Exclude the pictures, then copy word for word the lines running from the beginning of the records through the line with "(page) at (23.695,6.725)".

▶ **Stored rows**:
★ ★ ★

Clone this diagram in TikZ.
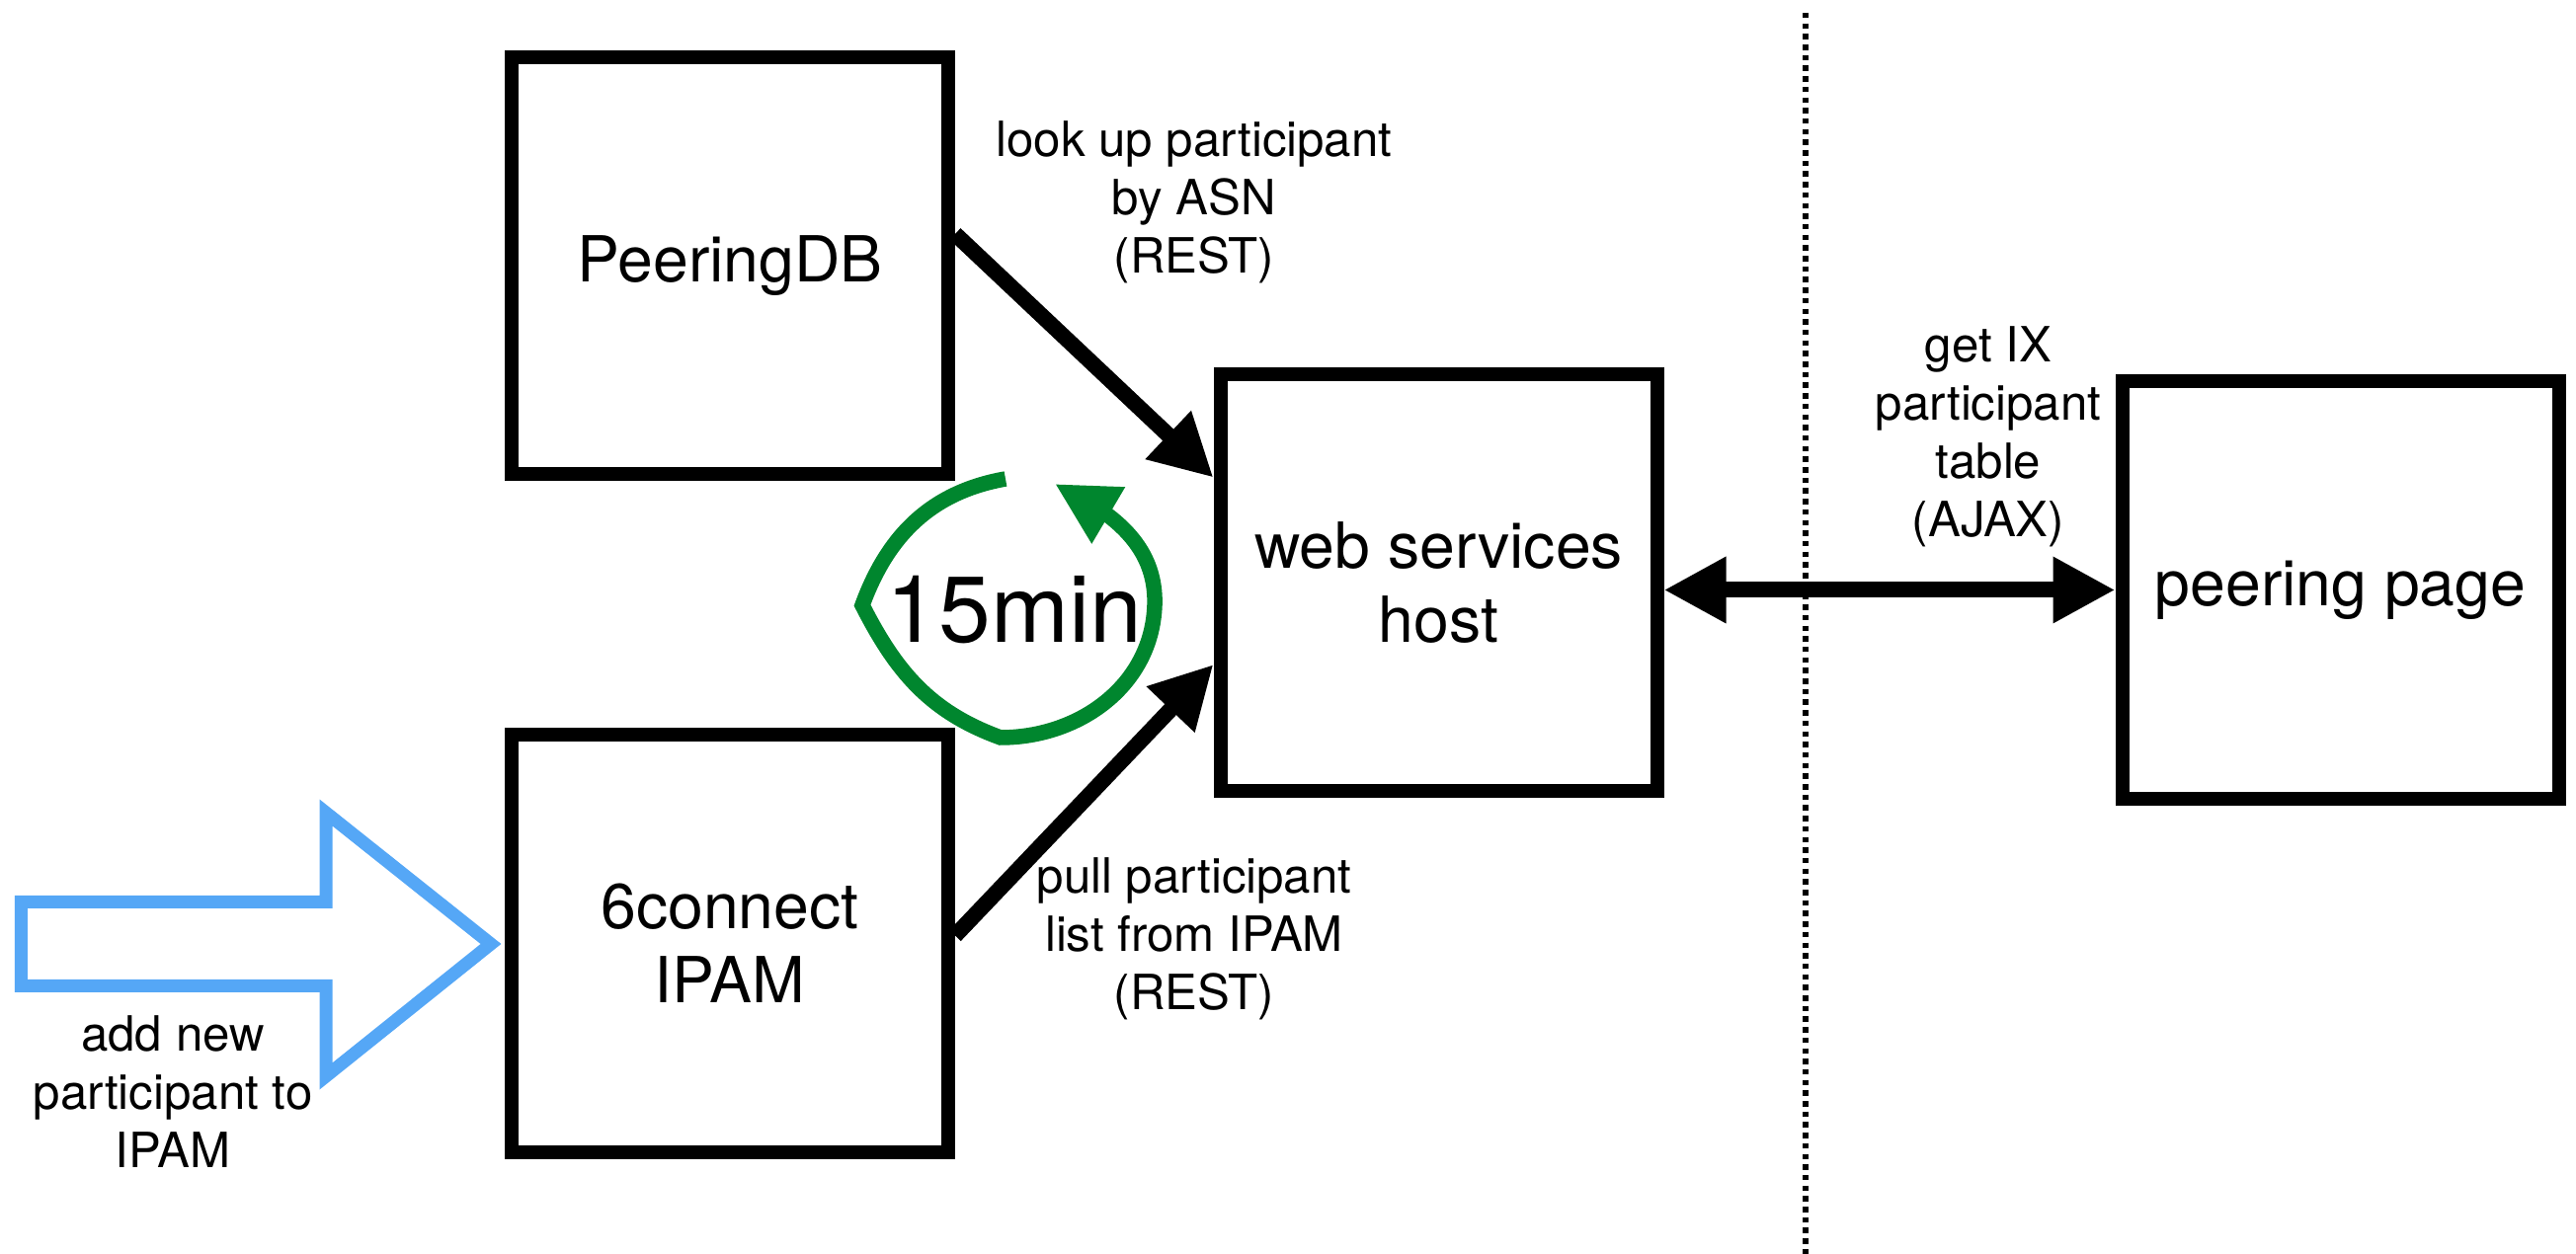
\documentclass[tikz,border=0pt]{standalone}
\usepackage{fontspec}
\setmainfont{TeX Gyre Heros}
\usepackage{xcolor}
\usepackage{tikz}
\usetikzlibrary{arrows.meta,bending}
\usetikzlibrary{calc}

\definecolor{loopgreen}{RGB}{0,134,46}
\definecolor{addblue}{RGB}{85,167,246}

\begin{document}
\begin{tikzpicture}[
    box/.style={draw, line width=0.14cm, minimum width=4.42cm, minimum height=4.225cm,
        inner sep=0pt, align=center, font=\fontsize{18.3}{21.3}\selectfont},
    lbl/.style={align=center, font=\fontsize{14}{16.8}\selectfont},
    conn/.style={line width=0.16cm, -{Triangle[length=0.63cm,width=0.63cm]}},
    ]
    \useasboundingbox (0,0) rectangle (26.08,12.70);

    % boxes
    \node[box] (pdb) at (7.39,10.01) {PeeringDB};
    \node[box] (ipam) at (7.39,3.145) {6connect\\IPAM};
    \node[box] (wsh) at (14.565,6.80) {web services\\host};
    \node[box] (page) at (23.695,6.725) {peering page};

    % arrows
    \draw[conn] (pdb.8) -- (wsh.155);
    \draw[conn] (ipam.2) -- (wsh.200);
    \draw[conn, {Triangle[length=0.63cm,width=0.63cm]}-{Triangle[length=0.63cm,width=0.63cm]}]
        (wsh.east |- page.west) -- (page.west);

    % labels
    \node[lbl] (lookup) at (12.09,10.65) {look up participant\\by ASN\\(REST)};
    \node[lbl] (pull) at (12.09,3.19) {pull participant\\list from IPAM\\(REST)};
    \node[lbl] (getix) at (20.13,8.28) {get IX\\participant\\table\\(AJAX)};
    \node[lbl] (addnew) at (1.75,1.64) {add new\\participant to\\IPAM};

    % 15min loop
    \node[font=\fontsize{27}{30}\selectfont] (every) at (10.27,6.52) {15min};
    \draw[draw=loopgreen, line width=0.155cm, -{Triangle[length=0.63cm,width=0.62cm]}]
        (10.18,7.85) to[out=190,in=70] (8.73,6.57)
        to[out=-63,in=160] (10.13,5.23)
        to[out=0,in=-92] (11.69,6.57)
        to[out=88,in=-26] (10.68,7.80);

    % add arrow
    \draw[draw=addblue, line width=0.13cm]
        (0.215,3.565) -- (3.30,3.565) -- (3.30,4.47) -- (4.97,3.14)
        -- (3.30,1.80) -- (3.30,2.715) -- (0.215,2.715) -- cycle;

    % separator
    \draw[line width=0.057cm, dash pattern=on 0.055cm off 0.052cm] (18.28,12.57) -- (18.28,0);
\end{tikzpicture}
\end{document}
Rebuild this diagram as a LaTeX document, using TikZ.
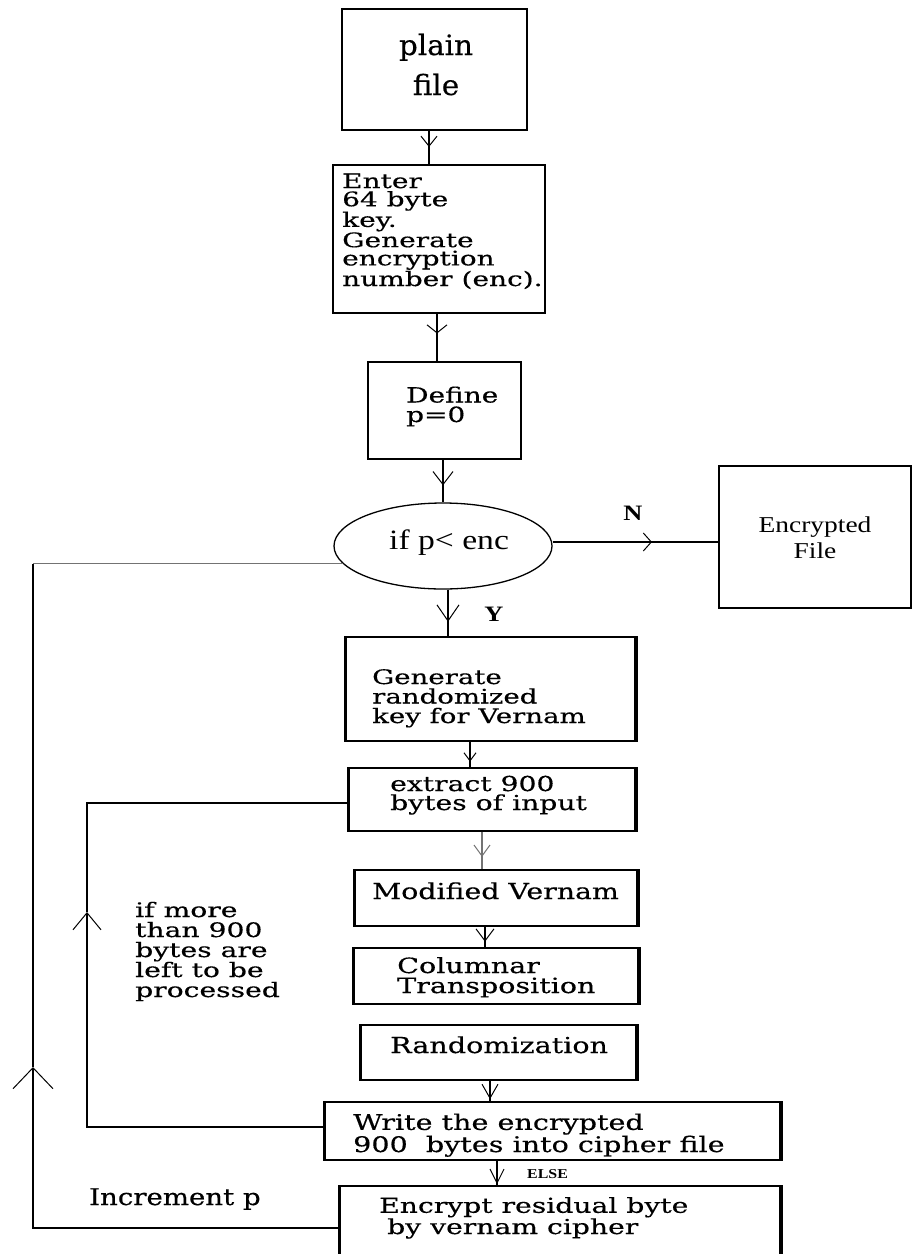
\documentclass[tikz,border=0pt]{standalone}
\usepackage{fontspec}
\setmainfont{DejaVu Serif}
\newfontfamily\tms{Liberation Serif}
\usetikzlibrary{arrows.meta,decorations.markings,shapes.geometric}
\newcommand\fnt[3]{\addfontfeatures{FakeStretch=#3,FakeBold=0.4}\fontsize{#1}{#2}\selectfont}
\newcommand\fnts[3]{\addfontfeatures{FakeStretch=#3}\fontsize{#1}{#2}\selectfont}
\tikzset{
  box/.style={draw, rectangle, line width=1.6pt, inner sep=0pt},
  side/.style={line width=3.4pt},
  txt/.style={inner sep=0pt, anchor=base west, align=left},
  ctxt/.style={inner sep=0pt, anchor=base, align=center},
  conn/.style={draw, line width=1.2pt},
  midarr/.style 2 args={postaction={decorate, decoration={markings,
      mark=at position #1 with {\arrow[line width=1pt]{Straight Barb[#2]}}}}},
}
\begin{document}
\begin{tikzpicture}[x=1pt,y=-1pt]
\useasboundingbox (0,0) rectangle (913,1254);
\fill[white] (0,0) rectangle (913,1254);

% boxes
\node[box, minimum width=185pt, minimum height=121pt] (plain) at (434.5,69.5) {};
\node[box, line width=2.4pt, minimum width=212pt, minimum height=148pt] (enter) at (439,239) {};
\node[box, minimum width=153pt, minimum height=97pt] (define) at (444.5,410.5) {};
\node[draw, ellipse, line width=1.3pt, minimum width=218pt, minimum height=86pt, inner sep=0pt] (ellip) at (443,546) {};
\node[box, minimum width=192pt, minimum height=142pt] (encfile) at (815,537) {};
\node[box, minimum width=289pt, minimum height=104pt] (gen) at (490.5,689) {};
\node[box, minimum width=286pt, minimum height=63pt] (extract) at (492,799.5) {};
\node[box, minimum width=282pt, minimum height=56pt] (modified) at (496,898) {};
\node[box, minimum width=284pt, minimum height=56pt] (columnar) at (496,976) {};
\node[box, minimum width=275pt, minimum height=55pt] (random) at (498.5,1052.5) {};
\node[box, minimum width=455pt, minimum height=58pt] (write) at (552.5,1131) {};
\node[box, minimum width=440pt, minimum height=72pt] (encrypt) at (560,1222) {};

% thicker vertical sides
\foreach \b in {gen,extract,modified,columnar,random,write,encrypt}{
  \draw[side] (\b.north west) -- (\b.south west) (\b.north east) -- (\b.south east);
}

% texts (multi-line nodes are anchored on their last baseline)
\node[ctxt, font={\fnt{28}{40}{1.05}}] (tplain) at (436,95) {plain\\file};
\node[txt, font={\fnt{20}{18.2}{1.4}}] (tenter) at (342,286) {Enter\\64 byte\\key.\\Generate\\encryption\\number (enc).};
\node[txt, font={\fnt{21}{19.5}{1.33}}] (tdef) at (406,422) {Define\\p=0};
\node[txt, font={\tms\fnts{28}{30}{1.2}}] (tif) at (389,549) {if p< enc};
\node[ctxt, font={\tms\bfseries\fnts{22}{26}{1.2}}] (tN) at (633,520) {N};
\node[ctxt, font={\tms\fnts{22.7}{26}{1.21}}] (tenc) at (815,558) {Encrypted\\File};
\node[ctxt, font={\tms\bfseries\fnts{22}{26}{1.2}}] (tY) at (494,621) {Y};
\node[txt, font={\fnt{20}{19.5}{1.38}}] (tgen) at (372,723) {Generate\\randomized\\key for Vernam};
\node[txt, font={\fnt{20.6}{19}{1.37}}] (textr) at (390,810) {extract 900\\bytes of input};
\node[txt, font={\fnt{22}{20}{1.29}}] (tmod) at (372,899) {Modified Vernam};
\node[txt, font={\fnt{21}{20}{1.36}}] (tcol) at (397,993) {Columnar\\Transposition};
\node[txt, font={\fnt{22}{20}{1.3}}] (tran) at (390,1053) {Randomization};
\node[txt, font={\fnt{21.5}{20}{1.33}}] (twr) at (353,1152) {Write the encrypted\\900\ \ bytes into cipher file};
\node[txt, font={\fnt{20.6}{19}{1.37}}] (tencr) at (379,1234) {Encrypt residual byte\\\hspace*{8pt}by vernam cipher};
\node[txt, font={\fnt{23}{20}{1.2}}] (tinc) at (89,1205) {Increment p};
\node[txt, font={\fnt{20}{20}{1.41}}] (tmore) at (135,997) {if more\\than 900\\bytes are\\left to be\\processed};
\node[txt, font={\tms\bfseries\fnts{13.6}{14}{1.17}}] (telse) at (527,1178) {ELSE};

% connectors
\draw[conn, midarr={0.49}{length=10pt,width=16pt}] ([xshift=-5.5pt]plain.south) -- ([xshift=-10pt]enter.north);
\draw[conn, line width=1.6pt, midarr={0.41}{length=8pt,width=20pt}] ([xshift=-2pt]enter.south) -- ([xshift=-7.5pt]define.north);
\draw[conn, midarr={0.6}{length=13pt,width=20pt}] ([xshift=-1.5pt]define.south) -- (ellip.north);
\draw[conn, line width=1.8pt, midarr={0.69}{length=16pt,width=22pt}] ([xshift=5pt]ellip.south) -- ([xshift=-42.5pt]gen.north);
\draw[conn, midarr={0.78}{length=8pt,width=12pt}] ([xshift=-20.5pt]gen.south) -- ([xshift=-22pt]extract.north);
\draw[conn, draw=black!55, line width=1.5pt, midarr={0.67}{length=11pt,width=16pt}] ([xshift=-10pt]extract.south) -- ([xshift=-14pt]modified.north);
\draw[conn, line width=1.6pt, midarr={0.73}{length=12pt,width=18pt}] ([xshift=-11pt]modified.south) -- ([xshift=-11pt]columnar.north);
\draw[conn, midarr={0.9}{length=14pt,width=16pt}] ([xshift=-8.5pt]random.south) -- ([xshift=-62.5pt]write.north);
\draw[conn, midarr={0.96}{length=14pt,width=14pt}] ([xshift=-55.5pt]write.south) -- ([xshift=-63pt]encrypt.north);
\draw[conn, line width=1.8pt, midarr={0.6}{length=8pt,width=18pt}] ([yshift=4pt]ellip.east) -- ([yshift=4pt]ellip.east -| encfile.west);

% inner loop
\coordinate (innerL) at (87,912);
\draw[conn, -{Straight Barb[length=17pt,width=28pt,line width=1pt]}] ([yshift=4pt]write.west) -| (innerL);
\draw[conn] (innerL) |- ([yshift=-3.5pt]extract.west);

% outer loop
\coordinate (outerL) at (33,1067);
\coordinate (outerTop) at (outerL |- ellip.190);
\draw[conn, line width=1.8pt, -{Straight Barb[length=21pt,width=40pt,line width=1pt]}] ([yshift=-6pt]encrypt.west) -| (outerL);
\draw[conn, line width=1.8pt] (outerL) -- (outerTop);
\draw[conn, draw=black!55, line width=1pt] (outerTop) -- (ellip.190);
\end{tikzpicture}
\end{document}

★ ★ ★

▶ **Finished task**:
Clone this diagram in TikZ.
\documentclass[tikz,border=0pt]{standalone}
\usepackage{fontspec}
\setmainfont{TeX Gyre Heros}
\usepackage{xcolor}
\usepackage{tikz}
\usetikzlibrary{arrows.meta,bending}
\usetikzlibrary{calc}

\definecolor{loopgreen}{RGB}{0,134,46}
\definecolor{addblue}{RGB}{85,167,246}

\begin{document}
\begin{tikzpicture}[
    box/.style={draw, line width=0.14cm, minimum width=4.42cm, minimum height=4.225cm,
        inner sep=0pt, align=center, font=\fontsize{18.3}{21.3}\selectfont},
    lbl/.style={align=center, font=\fontsize{14}{16.8}\selectfont},
    conn/.style={line width=0.16cm, -{Triangle[length=0.63cm,width=0.63cm]}},
    ]
    \useasboundingbox (0,0) rectangle (26.08,12.70);

    % boxes
    \node[box] (pdb) at (7.39,10.01) {PeeringDB};
    \node[box] (ipam) at (7.39,3.145) {6connect\\IPAM};
    \node[box] (wsh) at (14.565,6.80) {web services\\host};
    \node[box] (page) at (23.695,6.725) {peering page};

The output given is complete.